**Task objective**
Please write out the lines of the data exactly, beginning with the first and ending with the line containing "61.6, 99.1, 99.3, 73.3, 98.1, 70.8, 98.8, 99.0, 99.7, 97.8]"; leave the pictures behind.

**Provided data**

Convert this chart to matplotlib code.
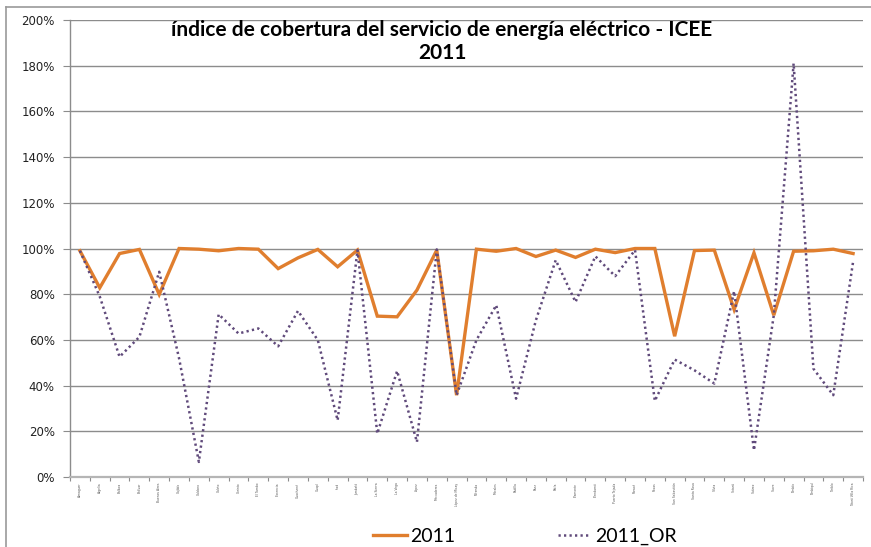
import matplotlib
matplotlib.use("Agg")
import matplotlib.pyplot as plt
from matplotlib.lines import Line2D
from matplotlib.ticker import FuncFormatter, FixedLocator

municipios = ["Almaguer", "Argelia", "Balboa", "Bolívar", "Buenos Aires", "Cajibío", "Caldono",
              "Caloto", "Corinto", "El Tambo", "Florencia", "Guachené", "Guapí", "Inzá", "Jambaló",
              "La Sierra", "La Vega", "López", "Mercaderes", "López de Micay", "Miranda", "Morales",
              "Padilla", "Páez", "Patía", "Piamonte", "Piendamó", "Puerto Tejada", "Puracé", "Rosas",
              "San Sebastián", "Santa Rosa", "Silvia", "Sotará", "Suárez", "Sucre", "Timbío",
              "Timbiquí", "Toribío", "Totoró Villa Rica"]

icee_2011 = [99.0, 82.8, 97.8, 99.6, 79.9, 100.0, 99.7, 99.0, 100.0, 99.7,
             91.2, 95.9, 99.6, 92.0, 99.3, 70.4, 70.1, 81.8, 99.3, 35.8,
             99.7, 98.8, 100.0, 96.5, 99.3, 96.1, 99.7, 98.2, 100.0, 100.0,
             61.6, 99.1, 99.3, 73.3, 98.1, 70.8, 98.8, 99.0, 99.7, 97.8]

icee_2011_or = [99.0, 79.0, 52.6, 61.3, 89.8, 52.0, 6.6, 71.2, 62.8, 65.0,
                57.2, 72.7, 59.9, 24.8, 99.3, 19.0, 46.4, 15.3, 99.6, 35.8,
                59.9, 75.2, 34.3, 68.6, 94.9, 76.6, 96.6, 87.9, 99.3, 33.3,
                51.4, 46.7, 40.9, 81.3, 11.7, 70.8, 181.0, 47.4, 35.8, 94.2]

y_ticks = [0, 20, 40, 60, 80, 100, 120, 140, 160, 180, 200]

W, H = 871, 547
fig = plt.figure(figsize=(W / 100, H / 100), dpi=100)
ax = fig.add_axes([70 / W, 1 - 477 / H, (863 - 70) / W, (477 - 20) / H])

x = list(range(len(municipios)))
orange = "#E07E2E"
purple = "#604A7B"

l1, = ax.plot(x, icee_2011, color=orange, lw=2.4, label="2011", solid_joinstyle="miter", zorder=3)
l2, = ax.plot(x, icee_2011_or, color=purple, lw=1.8, linestyle=(0, (0.9, 1.3)),
              dash_capstyle="butt", label="2011_OR", zorder=4)

ax.set_xlim(-0.5, len(municipios) - 0.5)
ax.set_ylim(0, 200)
ax.yaxis.set_major_locator(FixedLocator(y_ticks))
ax.yaxis.set_major_formatter(FuncFormatter(lambda v, p: f"{int(v)}%"))
ax.grid(axis="y", color="#8c8c8c", lw=1.0)
ax.set_axisbelow(True)

ax.set_xticks(x)
ax.set_xticklabels(municipios, rotation=90, fontsize=2.2, color="#555555")
ax.set_xticks([i - 0.5 for i in range(len(municipios) + 1)], minor=True)
ax.tick_params(axis="x", which="major", length=0, pad=4)
ax.tick_params(axis="x", which="minor", length=3, color="#8c8c8c", width=0.8)
ax.tick_params(axis="y", length=5, color="#8c8c8c", width=0.8, labelsize=8.5,
               labelcolor="#222222", pad=6)

for s in ["top", "right"]:
    ax.spines[s].set_visible(False)
ax.spines["left"].set_color("#8c8c8c")
ax.spines["left"].set_linewidth(1.0)
ax.spines["bottom"].set_color("#b5b5b5")
ax.spines["bottom"].set_linewidth(1.6)

fig.text(442 / W, 1 - 30 / H, "índice de cobertura del servicio de energía eléctrico - ICEE",
         ha="center", va="center", fontsize=15, fontweight="bold", family="Lato")
fig.text(442 / W, 1 - 53 / H, "2011", ha="center", va="center", fontsize=15,
         fontweight="bold", family="Lato")

fs = 14
leg1 = fig.legend(handles=[l1], labels=["2011"], loc="center left",
                  bbox_to_anchor=(373 / W, 1 - 536 / H), frameon=False, borderpad=0,
                  borderaxespad=0, handlelength=1.75, handletextpad=0.15,
                  prop={"family": "Lato", "size": fs})
leg2 = fig.legend(handles=[l2], labels=["2011_OR"], loc="center left",
                  bbox_to_anchor=(558 / W, 1 - 536 / H), frameon=False, borderpad=0,
                  borderaxespad=0, handlelength=1.65, handletextpad=0.25,
                  prop={"family": "Lato", "size": fs})

fig.add_artist(Line2D([5.5 / W, 1.0], [1 - 7 / H, 1 - 7 / H], color="#9a9a9a", lw=1.2,
                      transform=fig.transFigure))
fig.add_artist(Line2D([5.5 / W, 5.5 / W], [0, 1 - 7 / H], color="#9a9a9a", lw=1.2,
                      transform=fig.transFigure))

fig.savefig("out.png", dpi=100)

**Reply to the task**
Convert this chart to matplotlib code.
import matplotlib
matplotlib.use("Agg")
import matplotlib.pyplot as plt
from matplotlib.lines import Line2D
from matplotlib.ticker import FuncFormatter, FixedLocator

municipios = ["Almaguer", "Argelia", "Balboa", "Bolívar", "Buenos Aires", "Cajibío", "Caldono",
              "Caloto", "Corinto", "El Tambo", "Florencia", "Guachené", "Guapí", "Inzá", "Jambaló",
              "La Sierra", "La Vega", "López", "Mercaderes", "López de Micay", "Miranda", "Morales",
              "Padilla", "Páez", "Patía", "Piamonte", "Piendamó", "Puerto Tejada", "Puracé", "Rosas",
              "San Sebastián", "Santa Rosa", "Silvia", "Sotará", "Suárez", "Sucre", "Timbío",
              "Timbiquí", "Toribío", "Totoró Villa Rica"]

icee_2011 = [99.0, 82.8, 97.8, 99.6, 79.9, 100.0, 99.7, 99.0, 100.0, 99.7,
             91.2, 95.9, 99.6, 92.0, 99.3, 70.4, 70.1, 81.8, 99.3, 35.8,
             99.7, 98.8, 100.0, 96.5, 99.3, 96.1, 99.7, 98.2, 100.0, 100.0,
             61.6, 99.1, 99.3, 73.3, 98.1, 70.8, 98.8, 99.0, 99.7, 97.8]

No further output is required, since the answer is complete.